Saturday, August 23, 2008

BAD Proposed Changes to the Endangered Species Act. By Geniusofdespair

It is official, this change request is in the Federal Register of August 15th.

Federal projects or consumptive use on federal lands (timber, grazing, mining, oil and gas, dredging, flood control, etc.) are among things most constrained by the Endangered Species Act. With the changes, they can just do their own assessment and conclude there is "no impact" from any of those projects to the endangered species. See Bush Administration’s Plans to Weaken Endangered Species Act.

Submit your comments to these changes (tell them: "Hell, No!") by September 15th to: www.regulations.gov. Follow the instructions on the Web site for submitting comments. Be sure to reference 50 CFR Part 402 (FWS-R9-ES-2008-0093).

The proposed regulations attempt to:

Eliminate informal consultations. Currently, federal agencies seeking to carry out, fund or permit an action must enter into either formal or informal consultation with the Fish and Wildlife Service if the action is found to have any affect whatsoever on a listed species. The Bush Administration wants to significantly reduce informal consultations by allowing proponents of federal projects to decide unilaterally whether projects have adverse effects on listed species. This would eliminate the ability of the Service to review projects and employ its expert scientific judgment about what is needed to protect species and habitats unless an agency requests an informal consultation.

Reduce the number of formal consultations. These are the in-depth reviews that lead to the preparation of a biological opinion, in which the Service determines whether a project will jeopardize listed species or adversely modify its critical habitat and, if so, how the project must be modified to avoid harm. The proposed changes eliminate the requirement for formal consultation any time that an agency unilaterally determines that a project will have no adverse effect on listed species.

Avoid or minimize consultations based on "Lack of Causation" arguments. Under this rule, agencies could avoid consultation if they determine their action will have only a “marginal” impact on a listed species, ignoring the fact that the cumulative effect of “marginal” piecemeal destruction of habitat quantity and quality is one of the main causes of species decline and extinction. “This could mean death by a thousand cuts for many threatened and endangered species,” said Kostyack.
Impose an arbitrary deadline on the consultation process.
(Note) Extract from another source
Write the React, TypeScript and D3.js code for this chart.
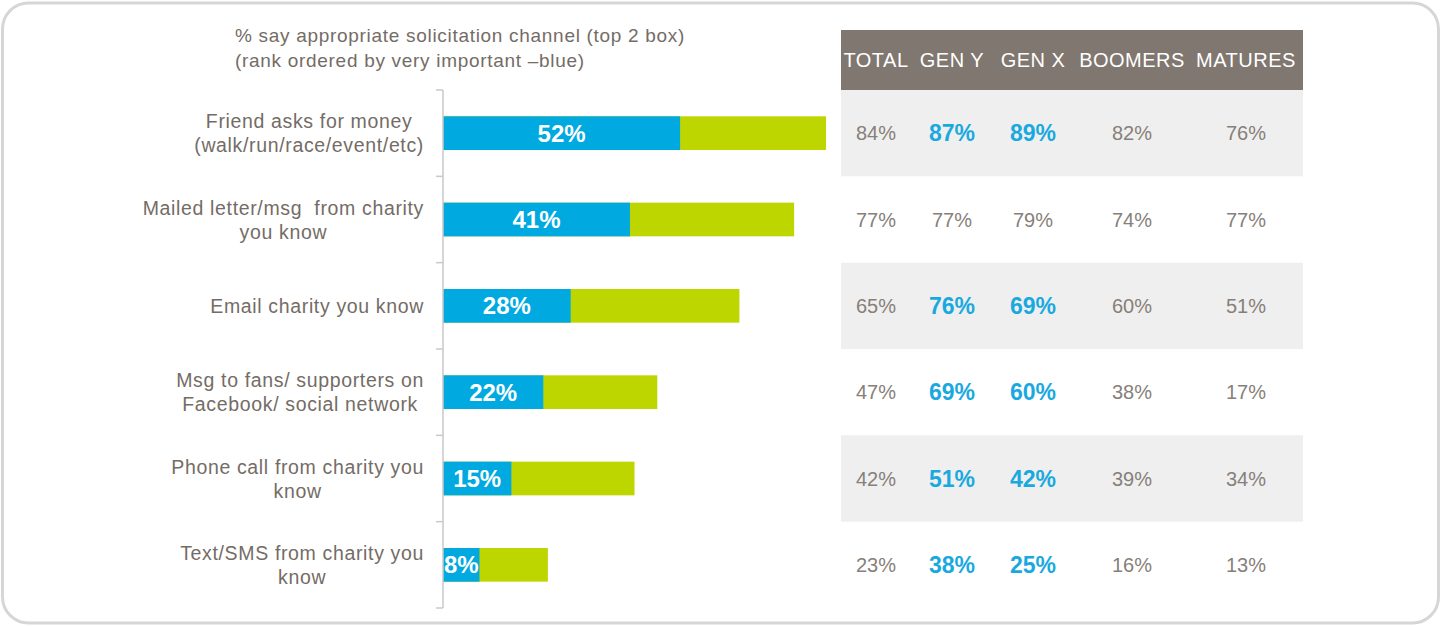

Perhaps most outrageously, the Administration proposes to impose a 60-day deadline on the Service to respond to an agency’s request for consultation and, if this deadline is not met, to allow the project to go forward regardless of the impacts of the project on listed species. “The creation of an arbitrary deadline could enable even the most harmful projects to escape Endangered Species Act scrutiny,” said Kostyack.

2 comments:

Anonymous said...

Having been in govt I know that no matter how many of us tell them "hell no", they will ignore us and proceed with their terrible plan to weaken our envirment (bad spelling) before the party in power changes.

Anonymous said...

We have to try. If we comment we will have standing and then we could sue them down the road.